** begin INFORMATION PROVIDED **

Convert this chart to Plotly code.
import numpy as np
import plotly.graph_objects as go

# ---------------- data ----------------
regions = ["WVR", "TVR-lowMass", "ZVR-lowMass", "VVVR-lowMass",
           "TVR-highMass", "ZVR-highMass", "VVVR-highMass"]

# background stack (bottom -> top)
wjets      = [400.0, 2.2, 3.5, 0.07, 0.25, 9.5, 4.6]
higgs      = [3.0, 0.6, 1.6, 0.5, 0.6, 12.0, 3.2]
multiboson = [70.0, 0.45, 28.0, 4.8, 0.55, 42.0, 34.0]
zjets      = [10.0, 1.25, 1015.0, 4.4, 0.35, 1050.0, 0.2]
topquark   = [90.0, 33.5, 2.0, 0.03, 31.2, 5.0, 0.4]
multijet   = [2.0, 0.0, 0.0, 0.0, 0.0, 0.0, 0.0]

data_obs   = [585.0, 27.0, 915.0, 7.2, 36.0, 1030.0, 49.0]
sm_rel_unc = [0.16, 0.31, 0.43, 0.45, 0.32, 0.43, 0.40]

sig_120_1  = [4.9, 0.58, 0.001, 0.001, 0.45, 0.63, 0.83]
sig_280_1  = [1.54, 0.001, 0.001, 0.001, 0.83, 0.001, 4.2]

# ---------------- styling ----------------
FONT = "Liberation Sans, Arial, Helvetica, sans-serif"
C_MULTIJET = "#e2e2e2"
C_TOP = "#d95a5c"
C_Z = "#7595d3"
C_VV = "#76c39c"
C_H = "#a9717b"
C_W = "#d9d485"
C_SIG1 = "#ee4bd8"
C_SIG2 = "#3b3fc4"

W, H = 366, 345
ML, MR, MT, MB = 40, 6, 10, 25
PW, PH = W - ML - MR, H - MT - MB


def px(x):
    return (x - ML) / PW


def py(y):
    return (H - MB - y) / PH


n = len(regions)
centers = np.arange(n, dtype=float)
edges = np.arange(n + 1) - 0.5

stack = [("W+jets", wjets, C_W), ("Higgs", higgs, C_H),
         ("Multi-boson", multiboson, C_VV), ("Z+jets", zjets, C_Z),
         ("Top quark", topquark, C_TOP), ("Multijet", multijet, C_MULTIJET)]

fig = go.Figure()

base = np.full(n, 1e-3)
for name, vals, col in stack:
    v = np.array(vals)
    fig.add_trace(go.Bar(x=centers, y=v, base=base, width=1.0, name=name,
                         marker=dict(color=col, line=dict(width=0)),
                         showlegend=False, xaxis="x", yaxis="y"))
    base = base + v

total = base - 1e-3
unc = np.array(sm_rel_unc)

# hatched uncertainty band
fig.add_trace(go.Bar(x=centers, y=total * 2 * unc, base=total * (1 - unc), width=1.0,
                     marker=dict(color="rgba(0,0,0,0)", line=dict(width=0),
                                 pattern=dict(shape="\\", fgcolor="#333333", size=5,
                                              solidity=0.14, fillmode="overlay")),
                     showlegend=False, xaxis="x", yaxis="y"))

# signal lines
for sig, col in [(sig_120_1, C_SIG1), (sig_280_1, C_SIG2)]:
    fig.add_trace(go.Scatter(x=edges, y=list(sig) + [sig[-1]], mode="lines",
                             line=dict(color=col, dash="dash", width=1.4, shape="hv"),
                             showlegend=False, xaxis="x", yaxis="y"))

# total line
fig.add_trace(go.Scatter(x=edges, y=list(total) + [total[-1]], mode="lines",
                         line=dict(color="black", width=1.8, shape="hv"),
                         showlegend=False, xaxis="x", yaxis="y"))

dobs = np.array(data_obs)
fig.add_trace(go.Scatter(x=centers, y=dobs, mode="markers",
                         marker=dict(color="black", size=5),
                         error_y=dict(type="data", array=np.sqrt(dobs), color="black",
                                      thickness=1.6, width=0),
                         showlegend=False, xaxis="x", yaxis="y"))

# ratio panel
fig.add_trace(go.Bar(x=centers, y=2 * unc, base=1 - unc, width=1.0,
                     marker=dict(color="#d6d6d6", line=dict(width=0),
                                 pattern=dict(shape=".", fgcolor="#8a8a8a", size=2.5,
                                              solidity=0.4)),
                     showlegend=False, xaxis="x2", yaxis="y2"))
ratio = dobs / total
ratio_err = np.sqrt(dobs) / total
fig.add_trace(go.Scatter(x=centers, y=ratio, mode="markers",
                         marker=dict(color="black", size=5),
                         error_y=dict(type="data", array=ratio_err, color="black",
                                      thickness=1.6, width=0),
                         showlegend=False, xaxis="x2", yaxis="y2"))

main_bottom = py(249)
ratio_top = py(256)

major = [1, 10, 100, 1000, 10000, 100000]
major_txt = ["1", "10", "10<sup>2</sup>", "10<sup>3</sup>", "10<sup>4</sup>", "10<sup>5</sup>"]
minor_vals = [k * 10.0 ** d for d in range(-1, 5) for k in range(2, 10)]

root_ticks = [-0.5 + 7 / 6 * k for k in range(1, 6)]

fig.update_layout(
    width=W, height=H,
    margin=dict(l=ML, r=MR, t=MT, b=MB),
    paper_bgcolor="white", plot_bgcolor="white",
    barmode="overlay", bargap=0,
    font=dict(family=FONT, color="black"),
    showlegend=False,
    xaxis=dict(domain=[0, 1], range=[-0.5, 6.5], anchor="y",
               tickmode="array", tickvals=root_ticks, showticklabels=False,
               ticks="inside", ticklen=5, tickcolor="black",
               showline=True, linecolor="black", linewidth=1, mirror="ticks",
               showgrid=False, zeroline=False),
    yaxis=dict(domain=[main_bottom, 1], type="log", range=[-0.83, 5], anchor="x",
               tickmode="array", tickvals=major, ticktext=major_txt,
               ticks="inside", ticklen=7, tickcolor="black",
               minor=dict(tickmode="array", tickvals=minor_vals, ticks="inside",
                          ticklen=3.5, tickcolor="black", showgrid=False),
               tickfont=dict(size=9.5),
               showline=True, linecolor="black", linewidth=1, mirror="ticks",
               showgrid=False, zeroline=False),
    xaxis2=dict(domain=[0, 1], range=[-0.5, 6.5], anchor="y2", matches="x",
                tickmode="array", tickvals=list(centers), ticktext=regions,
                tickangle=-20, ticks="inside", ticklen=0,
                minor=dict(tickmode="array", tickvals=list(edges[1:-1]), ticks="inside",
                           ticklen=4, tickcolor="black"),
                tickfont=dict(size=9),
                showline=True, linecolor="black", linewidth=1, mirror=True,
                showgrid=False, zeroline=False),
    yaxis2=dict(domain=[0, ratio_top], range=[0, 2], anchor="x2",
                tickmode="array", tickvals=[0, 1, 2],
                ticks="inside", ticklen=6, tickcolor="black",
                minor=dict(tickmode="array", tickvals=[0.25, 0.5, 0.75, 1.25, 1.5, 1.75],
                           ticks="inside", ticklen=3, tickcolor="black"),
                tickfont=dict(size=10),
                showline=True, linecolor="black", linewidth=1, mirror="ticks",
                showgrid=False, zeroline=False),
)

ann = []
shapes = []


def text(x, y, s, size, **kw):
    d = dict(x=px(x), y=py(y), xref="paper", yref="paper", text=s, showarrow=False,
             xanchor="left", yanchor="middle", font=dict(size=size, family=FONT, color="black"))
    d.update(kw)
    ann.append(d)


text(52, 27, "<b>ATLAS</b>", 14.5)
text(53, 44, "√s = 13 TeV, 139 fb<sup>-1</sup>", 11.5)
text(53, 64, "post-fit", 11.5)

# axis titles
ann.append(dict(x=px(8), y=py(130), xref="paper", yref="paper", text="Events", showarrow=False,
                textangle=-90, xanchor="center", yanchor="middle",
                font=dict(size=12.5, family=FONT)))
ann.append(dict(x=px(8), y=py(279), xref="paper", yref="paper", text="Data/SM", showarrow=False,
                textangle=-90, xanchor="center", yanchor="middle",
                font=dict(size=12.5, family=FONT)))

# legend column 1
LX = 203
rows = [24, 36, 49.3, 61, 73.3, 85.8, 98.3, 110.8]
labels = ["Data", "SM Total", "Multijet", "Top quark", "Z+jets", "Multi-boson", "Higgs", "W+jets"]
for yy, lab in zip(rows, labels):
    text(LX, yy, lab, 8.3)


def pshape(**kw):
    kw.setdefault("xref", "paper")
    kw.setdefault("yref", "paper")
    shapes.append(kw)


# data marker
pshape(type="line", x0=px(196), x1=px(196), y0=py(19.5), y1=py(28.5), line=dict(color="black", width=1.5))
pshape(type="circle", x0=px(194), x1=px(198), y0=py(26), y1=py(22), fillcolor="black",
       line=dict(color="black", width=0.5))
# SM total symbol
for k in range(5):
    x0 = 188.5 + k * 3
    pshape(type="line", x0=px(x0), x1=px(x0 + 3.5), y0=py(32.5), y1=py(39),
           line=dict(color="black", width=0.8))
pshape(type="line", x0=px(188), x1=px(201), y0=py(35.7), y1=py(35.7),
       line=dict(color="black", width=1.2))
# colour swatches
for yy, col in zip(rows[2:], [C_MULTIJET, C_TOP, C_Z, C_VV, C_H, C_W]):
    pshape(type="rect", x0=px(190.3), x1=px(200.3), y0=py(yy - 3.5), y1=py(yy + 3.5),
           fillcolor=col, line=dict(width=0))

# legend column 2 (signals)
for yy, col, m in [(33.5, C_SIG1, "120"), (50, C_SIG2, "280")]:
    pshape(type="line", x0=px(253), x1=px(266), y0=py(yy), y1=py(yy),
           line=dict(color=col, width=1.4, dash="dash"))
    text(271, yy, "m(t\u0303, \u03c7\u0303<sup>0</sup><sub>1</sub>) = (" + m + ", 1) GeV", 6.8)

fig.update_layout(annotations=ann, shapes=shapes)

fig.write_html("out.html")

** end INFORMATION PROVIDED **
** begin INFORMATION PROVIDED **

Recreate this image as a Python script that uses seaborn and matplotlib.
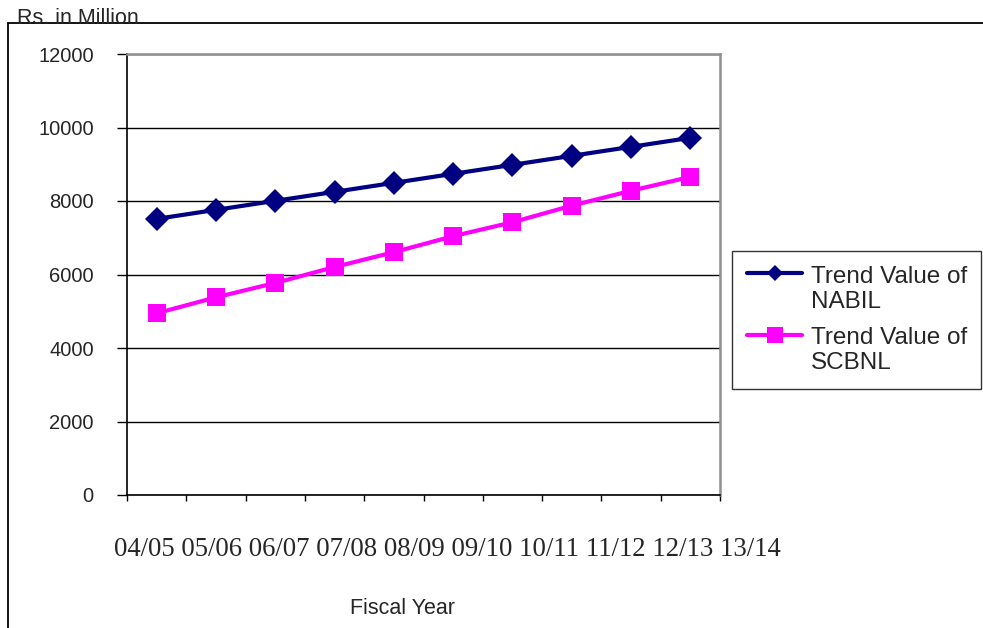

** end INFORMATION PROVIDED **

▸ TASK STATEMENT
Find the word "this" in the data and show each line that holds it.

▸ COMPLETE ANSWER
Convert this chart to Plotly code.
Recreate this image as a Python script that uses seaborn and matplotlib.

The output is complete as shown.